Most receiving Round Valves, including the Type N, have filaments of fairly thick platinum wire coated with lime and operated at bright red heat. This is an early form of oxide-coated filament (lime = calcium oxide) which was comparatively easy to make since lime is non-poisonous, stable in air, and sticks well to metal (as kettle owners know). Later oxide-coated filaments used barium and strontium in addition to calcium; they were more efficient emitters than lime alone but delicate and difficult in several respects. The Type N filament is in the form of a single, self-supporting, inverted V. Making the filament thick enough to support itself avoids problems with supports sprung to accommodate thermal expansion but it does mean that the filament has a low resistance and consumes several amps, typically at around 2V.
Some types of Round valve, especially the transmitting types, had up to three such filaments with provision to use them singly if required. This explains why some valves are fitted with 4-contact base cap sheaths.
It is not easy to see the filaments in the coarse-mesh types. Most are of the lime-coated platinum type but possibly of different thickness (i.e. current rating). However, one of my specimens (not a Type N) has a 'bright' filament (almost certainly tungsten) which seems to require 4 to 6V.

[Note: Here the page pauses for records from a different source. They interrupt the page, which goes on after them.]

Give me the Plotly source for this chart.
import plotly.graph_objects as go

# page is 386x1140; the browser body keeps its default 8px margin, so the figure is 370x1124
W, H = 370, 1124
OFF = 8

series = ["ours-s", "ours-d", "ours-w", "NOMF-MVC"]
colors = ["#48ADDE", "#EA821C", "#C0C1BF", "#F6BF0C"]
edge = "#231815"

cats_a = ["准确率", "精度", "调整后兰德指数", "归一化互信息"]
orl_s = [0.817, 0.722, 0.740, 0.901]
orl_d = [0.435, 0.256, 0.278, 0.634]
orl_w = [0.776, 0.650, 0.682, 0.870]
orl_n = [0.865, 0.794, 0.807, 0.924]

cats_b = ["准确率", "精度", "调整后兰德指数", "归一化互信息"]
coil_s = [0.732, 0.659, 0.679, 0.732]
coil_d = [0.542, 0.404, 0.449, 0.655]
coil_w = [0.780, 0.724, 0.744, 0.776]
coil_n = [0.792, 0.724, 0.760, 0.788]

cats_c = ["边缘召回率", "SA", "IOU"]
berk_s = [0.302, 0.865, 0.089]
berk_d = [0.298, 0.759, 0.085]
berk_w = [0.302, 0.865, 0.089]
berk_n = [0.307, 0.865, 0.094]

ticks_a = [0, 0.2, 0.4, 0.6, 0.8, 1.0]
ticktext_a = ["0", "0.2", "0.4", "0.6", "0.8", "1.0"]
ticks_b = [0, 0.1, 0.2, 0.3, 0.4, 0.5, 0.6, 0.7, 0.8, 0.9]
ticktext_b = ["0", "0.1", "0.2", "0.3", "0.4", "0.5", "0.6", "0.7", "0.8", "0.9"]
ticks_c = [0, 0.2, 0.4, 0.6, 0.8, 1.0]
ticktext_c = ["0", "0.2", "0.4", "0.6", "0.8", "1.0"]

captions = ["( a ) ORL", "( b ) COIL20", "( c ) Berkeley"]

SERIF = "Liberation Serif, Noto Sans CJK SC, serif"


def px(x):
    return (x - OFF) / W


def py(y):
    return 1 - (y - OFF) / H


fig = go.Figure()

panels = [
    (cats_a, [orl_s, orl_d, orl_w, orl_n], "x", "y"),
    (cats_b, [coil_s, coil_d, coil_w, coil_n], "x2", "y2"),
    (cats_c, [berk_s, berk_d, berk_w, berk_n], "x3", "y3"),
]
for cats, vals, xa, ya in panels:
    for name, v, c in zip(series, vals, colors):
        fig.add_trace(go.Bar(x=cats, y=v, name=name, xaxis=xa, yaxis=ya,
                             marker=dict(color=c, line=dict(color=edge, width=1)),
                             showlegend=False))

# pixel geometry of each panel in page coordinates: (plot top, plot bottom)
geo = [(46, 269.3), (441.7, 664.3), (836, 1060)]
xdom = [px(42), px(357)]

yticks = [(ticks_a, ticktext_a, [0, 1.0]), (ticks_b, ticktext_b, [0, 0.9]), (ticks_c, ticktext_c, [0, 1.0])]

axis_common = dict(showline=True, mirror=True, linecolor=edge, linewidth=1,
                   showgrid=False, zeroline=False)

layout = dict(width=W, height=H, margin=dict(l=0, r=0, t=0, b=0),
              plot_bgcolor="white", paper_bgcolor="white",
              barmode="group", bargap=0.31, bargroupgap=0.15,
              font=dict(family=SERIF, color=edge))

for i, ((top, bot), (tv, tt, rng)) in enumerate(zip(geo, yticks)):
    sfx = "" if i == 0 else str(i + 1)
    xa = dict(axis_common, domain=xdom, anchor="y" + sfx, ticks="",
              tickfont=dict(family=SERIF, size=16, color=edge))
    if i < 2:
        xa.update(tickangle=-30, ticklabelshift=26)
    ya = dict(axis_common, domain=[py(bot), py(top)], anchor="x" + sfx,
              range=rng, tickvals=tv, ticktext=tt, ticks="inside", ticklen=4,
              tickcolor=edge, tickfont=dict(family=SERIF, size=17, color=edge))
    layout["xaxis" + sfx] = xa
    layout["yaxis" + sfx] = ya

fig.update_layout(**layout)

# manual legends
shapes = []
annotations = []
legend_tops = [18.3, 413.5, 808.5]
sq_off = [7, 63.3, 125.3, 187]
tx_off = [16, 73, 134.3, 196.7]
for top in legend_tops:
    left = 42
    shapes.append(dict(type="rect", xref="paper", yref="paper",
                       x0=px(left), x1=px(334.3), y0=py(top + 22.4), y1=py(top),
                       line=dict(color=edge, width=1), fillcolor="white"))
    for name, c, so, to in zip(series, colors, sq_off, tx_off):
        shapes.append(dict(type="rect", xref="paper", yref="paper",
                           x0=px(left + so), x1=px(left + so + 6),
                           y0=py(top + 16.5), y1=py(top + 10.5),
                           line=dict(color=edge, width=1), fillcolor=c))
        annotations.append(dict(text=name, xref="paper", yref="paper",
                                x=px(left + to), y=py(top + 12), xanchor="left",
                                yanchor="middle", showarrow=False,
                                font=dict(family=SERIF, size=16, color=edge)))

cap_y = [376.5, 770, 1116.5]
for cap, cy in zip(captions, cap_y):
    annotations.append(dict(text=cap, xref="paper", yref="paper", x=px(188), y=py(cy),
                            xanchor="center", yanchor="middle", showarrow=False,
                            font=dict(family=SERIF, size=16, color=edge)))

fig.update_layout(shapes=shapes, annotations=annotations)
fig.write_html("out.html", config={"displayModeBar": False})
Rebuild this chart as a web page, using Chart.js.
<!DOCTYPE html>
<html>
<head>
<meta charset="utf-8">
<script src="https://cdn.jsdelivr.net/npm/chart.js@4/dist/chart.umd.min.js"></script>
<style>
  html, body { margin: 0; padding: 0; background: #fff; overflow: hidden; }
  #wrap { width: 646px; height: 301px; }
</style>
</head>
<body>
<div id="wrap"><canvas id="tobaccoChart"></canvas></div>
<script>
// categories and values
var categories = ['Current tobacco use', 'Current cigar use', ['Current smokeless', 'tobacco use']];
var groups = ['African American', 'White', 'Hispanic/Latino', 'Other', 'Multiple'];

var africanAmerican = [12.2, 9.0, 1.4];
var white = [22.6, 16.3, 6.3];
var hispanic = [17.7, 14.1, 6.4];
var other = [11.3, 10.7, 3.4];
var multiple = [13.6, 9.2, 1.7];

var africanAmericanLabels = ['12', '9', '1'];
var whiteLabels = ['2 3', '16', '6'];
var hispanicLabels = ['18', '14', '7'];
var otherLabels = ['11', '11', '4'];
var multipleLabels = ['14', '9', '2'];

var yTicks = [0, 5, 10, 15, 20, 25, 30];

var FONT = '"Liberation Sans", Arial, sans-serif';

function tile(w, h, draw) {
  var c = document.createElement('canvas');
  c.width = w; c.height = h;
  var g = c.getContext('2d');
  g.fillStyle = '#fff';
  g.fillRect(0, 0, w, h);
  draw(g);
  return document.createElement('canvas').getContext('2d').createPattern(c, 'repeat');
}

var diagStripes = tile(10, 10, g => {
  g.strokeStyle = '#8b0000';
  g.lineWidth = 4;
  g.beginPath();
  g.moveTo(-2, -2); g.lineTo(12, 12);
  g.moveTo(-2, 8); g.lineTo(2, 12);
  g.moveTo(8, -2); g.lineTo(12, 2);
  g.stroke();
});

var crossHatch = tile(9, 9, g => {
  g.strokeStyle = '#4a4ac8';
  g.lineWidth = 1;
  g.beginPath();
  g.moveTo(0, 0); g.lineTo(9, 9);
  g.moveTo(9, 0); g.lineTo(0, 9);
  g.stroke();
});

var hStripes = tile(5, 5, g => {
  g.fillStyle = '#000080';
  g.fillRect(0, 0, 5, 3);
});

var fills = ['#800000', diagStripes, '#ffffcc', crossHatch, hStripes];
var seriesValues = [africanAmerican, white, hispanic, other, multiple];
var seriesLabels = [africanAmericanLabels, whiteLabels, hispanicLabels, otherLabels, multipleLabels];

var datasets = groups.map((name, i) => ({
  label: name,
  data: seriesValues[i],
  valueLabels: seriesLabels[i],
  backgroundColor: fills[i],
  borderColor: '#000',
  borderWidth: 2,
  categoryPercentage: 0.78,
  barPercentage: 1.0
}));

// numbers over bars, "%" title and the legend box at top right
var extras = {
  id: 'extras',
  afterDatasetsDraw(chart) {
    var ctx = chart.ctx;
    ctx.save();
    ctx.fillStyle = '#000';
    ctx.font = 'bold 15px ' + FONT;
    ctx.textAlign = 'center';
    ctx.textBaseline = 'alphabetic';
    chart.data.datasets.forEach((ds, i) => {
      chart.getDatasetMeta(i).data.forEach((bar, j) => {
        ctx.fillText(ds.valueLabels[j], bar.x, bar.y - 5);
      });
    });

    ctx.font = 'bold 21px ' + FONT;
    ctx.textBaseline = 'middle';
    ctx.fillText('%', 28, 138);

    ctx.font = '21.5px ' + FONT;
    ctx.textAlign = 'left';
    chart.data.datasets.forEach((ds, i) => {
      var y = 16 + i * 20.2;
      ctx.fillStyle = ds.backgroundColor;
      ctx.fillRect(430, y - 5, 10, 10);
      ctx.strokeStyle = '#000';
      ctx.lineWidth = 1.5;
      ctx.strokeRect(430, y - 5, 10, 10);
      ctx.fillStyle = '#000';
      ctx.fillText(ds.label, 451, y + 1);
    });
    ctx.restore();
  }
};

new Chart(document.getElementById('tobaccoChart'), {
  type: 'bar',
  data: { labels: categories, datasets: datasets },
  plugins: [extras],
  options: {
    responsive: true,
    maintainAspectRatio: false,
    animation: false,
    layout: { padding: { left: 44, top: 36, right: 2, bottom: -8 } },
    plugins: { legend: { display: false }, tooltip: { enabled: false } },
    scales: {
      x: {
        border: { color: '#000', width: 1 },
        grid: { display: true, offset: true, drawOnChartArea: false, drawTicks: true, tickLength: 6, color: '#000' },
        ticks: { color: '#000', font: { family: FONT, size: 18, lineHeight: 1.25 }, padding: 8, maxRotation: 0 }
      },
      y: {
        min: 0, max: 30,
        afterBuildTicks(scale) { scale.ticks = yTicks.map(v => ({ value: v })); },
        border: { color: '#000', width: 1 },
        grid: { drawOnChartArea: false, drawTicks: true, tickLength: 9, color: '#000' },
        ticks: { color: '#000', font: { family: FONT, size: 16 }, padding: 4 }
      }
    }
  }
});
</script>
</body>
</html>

The partly-ionised gas filling of Round valves is crucial to correct operation. When used at high anode voltages, high-speed gas ions striking the surfaces of electrodes or the envelope tend to 'stick' (become adsorbed) so the quantity of free gas remaining in the valve (i.e. the gas pressure) falls. This upsets the proper operation of the valve. The asbestos 'pellet' in the tubulation at the top of the envelope contains 'spare' gas adsorbed within itself (asbestos has a very large micro-surface area and can adsorb seemingly prodigious quantities of gas). Heating the pellet (by heating the outside of the tubulation) causes a little of the 'spare' gas to be released into the valve. Conversely, when the valve is left cold and unused for long periods, some of the free gas may be re-adsorbed into the asbestos. Correct operation therefore depends on judicious warming of the tubulation.

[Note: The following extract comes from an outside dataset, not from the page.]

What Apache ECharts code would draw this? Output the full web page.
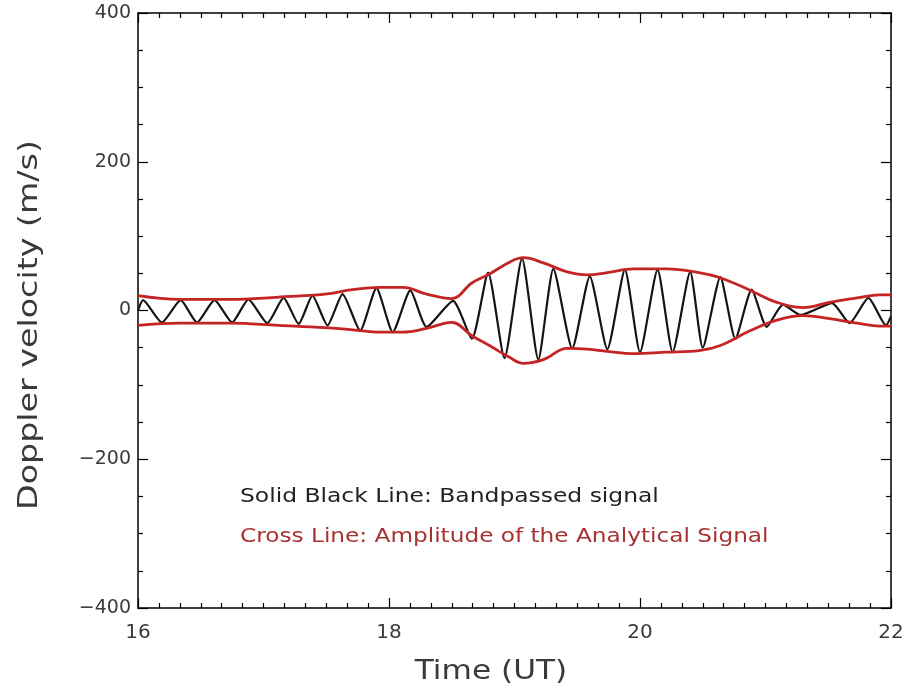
<!DOCTYPE html>
<html>
<head>
<meta charset="utf-8">
<script src="https://cdn.jsdelivr.net/npm/echarts@6/dist/echarts.min.js"></script>
<style>
  html, body { margin: 0; padding: 0; background: #fff; }
  #chart { width: 909px; height: 698px; }
</style>
</head>
<body>
<div id="chart"></div>
<script>
// Bandpassed Doppler velocity: times (UT hours) of successive turning points and their values (m/s)
const signalTime = [
  16.00, 16.04, 16.19, 16.34, 16.47, 16.61, 16.75, 16.88, 17.03, 17.16,
  17.28, 17.39, 17.51, 17.63, 17.77, 17.90, 18.03, 18.17, 18.30, 18.51,
  18.66, 18.79, 18.92, 19.06, 19.19, 19.31, 19.46, 19.60, 19.74, 19.88,
  20.00, 20.14, 20.26, 20.40, 20.50, 20.64, 20.76, 20.89, 21.01, 21.14,
  21.28, 21.53, 21.67, 21.82, 21.96, 22.00
];
const signalValue = [
    0,  14, -16,  14, -16,  14, -16,  15, -17,  17,
  -18,  20, -20,  22, -27,  30, -29,  27, -22,  13,
  -38,  51, -64,  70, -66,  56, -51,  46, -52,  55,
  -56,  55, -56,  52, -50,  45, -38,  28, -22,   8,
   -6,  10, -17,  17, -20,  -8
];

// Amplitude of the analytical signal (upper and lower envelope)
const envelopeTime = [
  16.00, 16.33, 16.73, 17.12, 17.49, 17.71, 17.93, 18.11, 18.30, 18.50,
  18.66, 18.80, 18.96, 19.07, 19.23, 19.42, 19.58, 19.74, 19.95, 20.21,
  20.47, 20.64, 20.88, 21.09, 21.30, 21.51, 21.73, 21.91, 22.00
];
const envelopeUpper = [
  20, 15, 15, 18, 22, 28, 31, 31, 22, 16,
  37, 49, 65, 71, 64, 52, 48, 51, 56, 56,
  51, 44, 27, 11,  4, 11, 17, 21, 21
];
const envelopeLower = [
  -20, -17, -17, -20, -23, -26, -29, -29, -24, -16,
  -34, -47, -63, -71, -66, -51, -52, -55, -58, -56,
  -54, -47, -27, -13,  -7, -11, -17, -21, -21
];

// Axis ticks
const xTickLabels = ['16', '18', '20', '22'];
const yTickLabels = ['−400', '−200', '0', '200', '400'];

const FONT = 'DejaVu Sans';
const TEXT = '#3a3a3a';
const RED = '#c42424';

const pairs = (xs, ys) => xs.map((x, i) => [x, ys[i]]);

const chart = echarts.init(document.getElementById('chart'), null, { renderer: 'canvas' });

const xBase = {
  type: 'value', min: 16, max: 22, interval: 2,
  axisLine: { show: true, onZero: false, lineStyle: { color: '#000', width: 1.5 } },
  axisTick: { show: true, inside: true, length: 10, lineStyle: { color: '#000', width: 1.2 } },
  minorTick: { show: true, splitNumber: 12, length: 5, lineStyle: { color: '#000', width: 1.2 } },
  splitLine: { show: false }
};
const yBase = {
  type: 'value', min: -400, max: 400, interval: 200,
  axisLine: { show: true, onZero: false, lineStyle: { color: '#000', width: 1.5 } },
  axisTick: { show: true, inside: true, length: 10, lineStyle: { color: '#000', width: 1.2 } },
  minorTick: { show: true, splitNumber: 4, length: 5, lineStyle: { color: '#000', width: 1.2 } },
  splitLine: { show: false }
};

chart.setOption({
  animation: false,
  backgroundColor: '#fff',
  grid: { left: 138, right: 18, top: 13, bottom: 90, containLabel: false },
  xAxis: [
    Object.assign({}, xBase, {
      position: 'bottom',
      axisLabel: {
        show: true, margin: 15, fontFamily: FONT, fontSize: 20, color: TEXT,
        formatter: v => xTickLabels[Math.round((v - 16) / 2)]
      }
    }),
    Object.assign({}, xBase, { position: 'top', axisLabel: { show: false } })
  ],
  yAxis: [
    Object.assign({}, yBase, {
      position: 'left',
      axisLabel: {
        show: true, margin: 7, fontFamily: FONT, fontSize: 19, color: TEXT,
        formatter: v => yTickLabels[Math.round((v + 400) / 200)]
      }
    }),
    Object.assign({}, yBase, { position: 'right', axisLabel: { show: false } })
  ],
  series: [
    {
      name: 'Bandpassed signal', type: 'line', xAxisIndex: 0, yAxisIndex: 0,
      data: pairs(signalTime, signalValue),
      showSymbol: false, smooth: 0.2,
      lineStyle: { color: '#141414', width: 2.2 }, z: 3
    },
    {
      name: 'Amplitude upper', type: 'line', xAxisIndex: 0, yAxisIndex: 0,
      data: pairs(envelopeTime, envelopeUpper),
      showSymbol: false, smooth: 0.4,
      lineStyle: { color: RED, width: 2.8 }, z: 4
    },
    {
      name: 'Amplitude lower', type: 'line', xAxisIndex: 0, yAxisIndex: 0,
      data: pairs(envelopeTime, envelopeLower),
      showSymbol: false, smooth: 0.4,
      lineStyle: { color: RED, width: 2.8 }, z: 4
    }
  ],
  graphic: [
    {
      type: 'text', x: 30, y: 325, rotation: Math.PI / 2, scaleX: 1.28,
      style: {
        text: 'Doppler velocity (m/s)', fontFamily: FONT, fontSize: 26, fill: TEXT,
        align: 'center', verticalAlign: 'middle'
      }
    },
    {
      type: 'text', x: 491, y: 672, scaleX: 1.2,
      style: {
        text: 'Time (UT)', fontFamily: FONT, fontSize: 26, fill: TEXT,
        align: 'center', verticalAlign: 'middle'
      }
    },
    {
      type: 'text', x: 240, y: 497, scaleX: 1.17,
      style: {
        text: 'Solid Black Line: Bandpassed signal', fontFamily: FONT, fontSize: 20, fill: '#222',
        align: 'left', verticalAlign: 'middle'
      }
    },
    {
      type: 'text', x: 240, y: 537, scaleX: 1.16,
      style: {
        text: 'Cross Line: Amplitude of the Analytical Signal', fontFamily: FONT, fontSize: 20, fill: '#a83232',
        align: 'left', verticalAlign: 'middle'
      }
    }
  ]
});
</script>
</body>
</html>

Captain Round's sets were provided with a small solenoid-like heating coil which fitted over the tubulation and was heated from the filament battery controlled by a rheostat. The idea was to hold the pellet at just the right temperature for the asbestos to be in equilibrium with the desired correct free gas pressure. Hearsay says that operators discarded the heating coil because its response was too slow and used a lighted cigar instead.
Properly used by trained experts, Captain Round's early soft triode sets achieved amazing sensitivity and performance, not equalled by sets using high-vacuum valves until many years later. However, when demand increased during WW1 it was soon found that the average factory girl could not make the valves successfully and the average Tommy in the trenches did not know how to use them. Hence the famous, and greatly inferior, Type R.